The lead opinion twice mentions the ease with which the People can prove a prior felony conviction such that it may be used to increase an offender’s sentence: “a prior conviction trial,” we are told, “is simple and straightforward,” and “the outcome is relatively predictable.” (Lead opn., ante, at p. 838.) And again, repeating itself, the lead opinion declaims: “[Tjrial of a prior conviction allegation is relatively perfunctory, and the outcome is usually predictable.” (Id. at p. 845.) I agree. Under such circumstances, I see no reason to do violence to double jeopardy principles merely to permit the People multiple opportunities to prove the existence of such prior convictions. I dissent.

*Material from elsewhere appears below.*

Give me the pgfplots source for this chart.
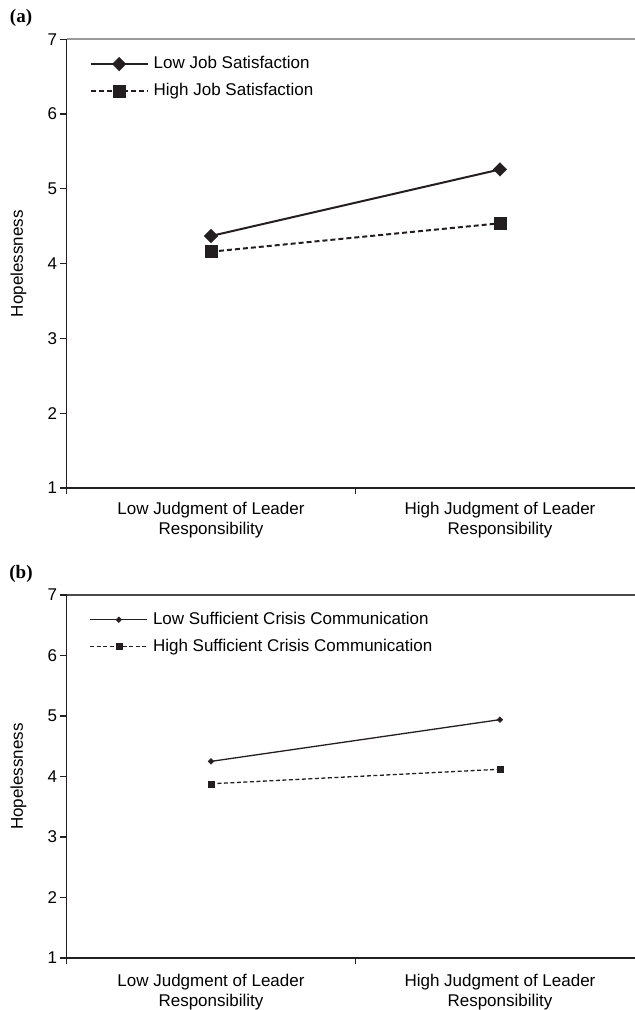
\documentclass[border=0pt]{standalone}
\usepackage{fontspec}
\setmainfont{Liberation Sans}
\newfontfamily\tnr{Liberation Serif}
\usepackage{pgfplots}
\pgfplotsset{compat=1.18}
\definecolor{ink}{HTML}{231F20}
\definecolor{topa}{HTML}{9A9A9A}
\definecolor{topb}{HTML}{4A4A4A}
\newcommand{\lbl}{\fontsize{17bp}{20bp}\selectfont}
\pgfplotsset{
 panel/.style={
  scale only axis,
  width=568bp,
  xmin=-0.5, xmax=1.4655,
  ymin=1, ymax=7,
  ytick={1,2,3,4,5,6,7},
  axis x line*=bottom,
  axis y line*=left,
  axis line style={-, ink, line width=1.5bp},
  every tick/.style={ink, line width=1.2bp},
  tick align=outside,
  major tick length=6bp,
  xtick={-0.5,0.5},
  xticklabels={,},
  extra x ticks={0,1},
  extra x tick labels={{Low Judgment of Leader\\Responsibility},{High Judgment of Leader\\Responsibility}},
  extra x tick style={major tick length=0pt},
  xticklabel style={align=center, font=\lbl, yshift=-11bp},
  yticklabel style={font=\lbl},
  /pgf/number format/assume math mode=true,
  ylabel={Hopelessness},
  ylabel style={font=\lbl, at={(axis description cs:-0.0845,0.5)}, anchor=center},
  clip=false,
  legend cell align=left,
  legend style={draw=none, fill=none, at={(axis description cs:0,1)}, anchor=north west,
    xshift=23bp, yshift=-17bp, inner sep=0pt, row sep=12bp, column sep=5bp, font=\lbl,
    nodes={inner sep=0pt, text height=12bp, text depth=3bp}},
  legend image code/.code={\draw[mark repeat=2, mark phase=2, ##1] plot coordinates {(0bp,0bp) (28.5bp,0bp) (57bp,0bp)};},
 }
}
\begin{document}
\begin{tikzpicture}
\path[use as bounding box] (0,0) rectangle (635bp,-1010bp);
\node[font=\tnr\bfseries\fontsize{19bp}{20bp}\selectfont] at (21bp,-18bp) {(a)};
\node[font=\tnr\bfseries\fontsize{19bp}{20bp}\selectfont] at (21bp,-574bp) {(b)};
\begin{axis}[panel, at={(66.5bp,-488bp)}, anchor=south west, height=448.7bp]
\draw[topa, line width=2bp] (rel axis cs:0,1) -- (rel axis cs:1,1);
\addplot[ink, line width=2bp, mark=diamond*, mark size=6.7bp, mark options={solid, line width=0.5bp, xscale=1.33}] coordinates {(0,4.37) (1,5.26)};
\addlegendentry{Low Job Satisfaction}
\addplot[ink, line width=2bp, dash pattern=on 5bp off 3bp, mark=square*, mark size=6bp, mark options={solid, line width=0.5bp}] coordinates {(0,4.16) (1,4.54)};
\addlegendentry{High Job Satisfaction}
\end{axis}
\begin{axis}[panel, at={(66.5bp,-958bp)}, anchor=south west, height=363bp, xticklabel style={yshift=-2bp}]
\draw[topb, line width=1.6bp] (rel axis cs:0,1) -- (rel axis cs:1,1);
\addplot[ink, line width=1.3bp, mark=diamond*, mark size=2.8bp, mark options={solid, line width=0.5bp, xscale=1.33}] coordinates {(0,4.25) (1,4.94)};
\addlegendentry{Low Sufficient Crisis Communication}
\addplot[ink, line width=1.3bp, dash pattern=on 4bp off 2.5bp, mark=square*, mark size=3bp, mark options={solid, line width=0.5bp}] coordinates {(0,3.88) (1,4.12)};
\addlegendentry{High Sufficient Crisis Communication}
\end{axis}
\end{tikzpicture}
\end{document}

Mosk, J., and Kennard, J., concurred.

The United States Supreme Court granted a petition for a writ of certiorari on January 16, 1998 (No. 97-6146), limited to the question whether the Double Jeopardy Clause applies to noncapital sentencing proceedings that have the hallmarks of a trial on guilt or innocence. 
      
      All further statutory references are to the Penal Code.
     
      
      Whether Marks correctly applied the Henderson rule is not before us.
     
      
      See Teague v. Lane (1989) 489 U.S. 288 [109 S.Ct. 1060, 103 L.Ed.2d 334], governing the retroactivity of newly announced rules to cases proceeding via habeas corpus in the federal courts.
     
      
      As Justice Oliver Wendell Holmes observed, frequent repetition of an idea does not necessarily add to its logical force. “It is one of the misfortunes of the law that ideas become encysted in phrases and thereafter for a long time cease to provoke further analysis.” (Hyde v. United States (1912) 225 U.S. 347, 391 [32 S.Ct. 793, 811, 56 L.Ed. 1114] (dis. opn. of Holmes, J.).)
     
      
      Although the lead opinion cites this case in support, and admittedly some language in the Cobb opinion suggests the court found Missouri’s noncapital persistent offender law distinguishable from the sentencing scheme in Bullington on the ground the Missouri law did not involve the death penalty, the Missouri Supreme Court also had this to say: “In the sentencing of a persistent offender, the trial court’s discretion is essentially unfettered. The judge has a wide range of punishment from which to choose and is not inhibited by explicit standards imposed by statute. In addition, as in DiFrancesco, the choice presented the trial judge in sentencing persistent offenders is far broader than that faced by a jury in sentencing a defendant to death. For the same reasons that Bullington is distinguishable from DiFrancesco, Pearce, Chaffin and Stroud, Bullington is distinguishable from this case. Therefore, applying the rationale of Bullington, double jeopardy does not attach to Missouri’s noncapital persistent offender sentencing.” (Cobb, supra, 875 S.W.2d at p. 535.) It thus appears the Cobb court applied the Bullington analysis to conclude Missouri’s persistent offender law did not bear the hallmarks of a trial on guilt or innocence.
     
      
      Of course, Brisendine and other state-law-based search-and-seizure cases were superseded by the enactment of Proposition 8. (See Cal. Const, art. I, § 28, subd. (d) [right to truth-in-evidence provision]; In re Lance W. (1985) 37 Cal.3d 873 [210 Cal.Rptr. 631, 694 P.2d 744] [upholding same].)
     
      
      Such cases include People v. Collins, supra, 21 Cal.3d 208, 216-217, People v. Hood, supra, 1 Cal.3d 444, 459, Henderson, supra, 60 Cal.2d 482, 496-497, People v. Pettaway 
        (1988) 206 Cal.App.3d 1312, 1331-1332 [254 Cal.Rptr. 436], and People v. Asbury (1985) 173 Cal.App.3d 362, 366 [218 Cal.Rptr. 902].